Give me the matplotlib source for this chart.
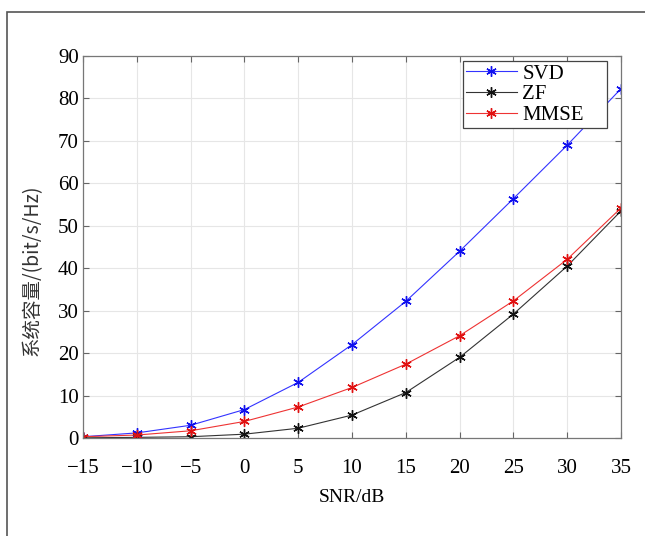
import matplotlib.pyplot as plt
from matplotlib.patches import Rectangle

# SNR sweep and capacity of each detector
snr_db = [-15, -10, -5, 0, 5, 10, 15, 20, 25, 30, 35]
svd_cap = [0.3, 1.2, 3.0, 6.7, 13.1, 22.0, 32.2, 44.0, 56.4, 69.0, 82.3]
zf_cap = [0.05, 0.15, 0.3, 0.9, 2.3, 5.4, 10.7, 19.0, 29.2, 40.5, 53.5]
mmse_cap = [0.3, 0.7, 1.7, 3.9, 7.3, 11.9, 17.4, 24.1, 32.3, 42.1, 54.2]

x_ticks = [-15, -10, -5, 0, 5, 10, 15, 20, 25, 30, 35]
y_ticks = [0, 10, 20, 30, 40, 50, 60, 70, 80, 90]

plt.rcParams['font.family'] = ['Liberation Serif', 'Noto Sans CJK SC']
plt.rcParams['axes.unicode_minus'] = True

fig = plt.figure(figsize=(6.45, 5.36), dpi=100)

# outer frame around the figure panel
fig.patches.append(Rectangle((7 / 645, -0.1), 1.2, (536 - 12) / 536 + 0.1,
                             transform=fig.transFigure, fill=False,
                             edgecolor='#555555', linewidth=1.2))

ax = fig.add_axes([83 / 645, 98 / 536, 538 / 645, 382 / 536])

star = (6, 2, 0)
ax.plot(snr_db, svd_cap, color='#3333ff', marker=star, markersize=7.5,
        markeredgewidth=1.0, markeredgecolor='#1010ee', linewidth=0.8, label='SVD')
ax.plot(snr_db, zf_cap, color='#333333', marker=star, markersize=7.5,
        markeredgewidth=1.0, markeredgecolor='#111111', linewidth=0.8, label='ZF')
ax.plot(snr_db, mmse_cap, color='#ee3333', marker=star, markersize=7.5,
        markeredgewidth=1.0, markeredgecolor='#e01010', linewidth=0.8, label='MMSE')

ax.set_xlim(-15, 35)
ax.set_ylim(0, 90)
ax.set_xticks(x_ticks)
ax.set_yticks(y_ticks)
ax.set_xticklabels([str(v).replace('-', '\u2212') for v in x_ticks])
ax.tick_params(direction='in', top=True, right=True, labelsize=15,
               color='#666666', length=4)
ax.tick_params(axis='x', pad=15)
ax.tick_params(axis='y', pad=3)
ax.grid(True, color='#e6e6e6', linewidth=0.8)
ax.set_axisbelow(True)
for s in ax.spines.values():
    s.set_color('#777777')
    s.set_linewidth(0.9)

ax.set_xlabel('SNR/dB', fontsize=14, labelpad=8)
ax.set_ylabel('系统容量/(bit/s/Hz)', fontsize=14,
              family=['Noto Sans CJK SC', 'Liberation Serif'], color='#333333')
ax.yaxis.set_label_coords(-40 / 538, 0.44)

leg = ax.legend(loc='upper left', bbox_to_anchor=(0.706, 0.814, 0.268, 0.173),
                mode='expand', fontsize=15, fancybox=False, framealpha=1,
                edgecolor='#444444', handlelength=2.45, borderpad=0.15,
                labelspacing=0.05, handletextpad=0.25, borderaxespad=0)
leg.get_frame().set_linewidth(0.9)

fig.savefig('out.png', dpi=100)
----
● DIRECTION
Exactly as written, please give again the lines from the beginning of the listing through the line containing "from matplotlib.patches import Rectangle", inclusive, without any pictures.

● RESPONSE BELOW
Give me the matplotlib source for this chart.
import matplotlib.pyplot as plt
from matplotlib.patches import Rectangle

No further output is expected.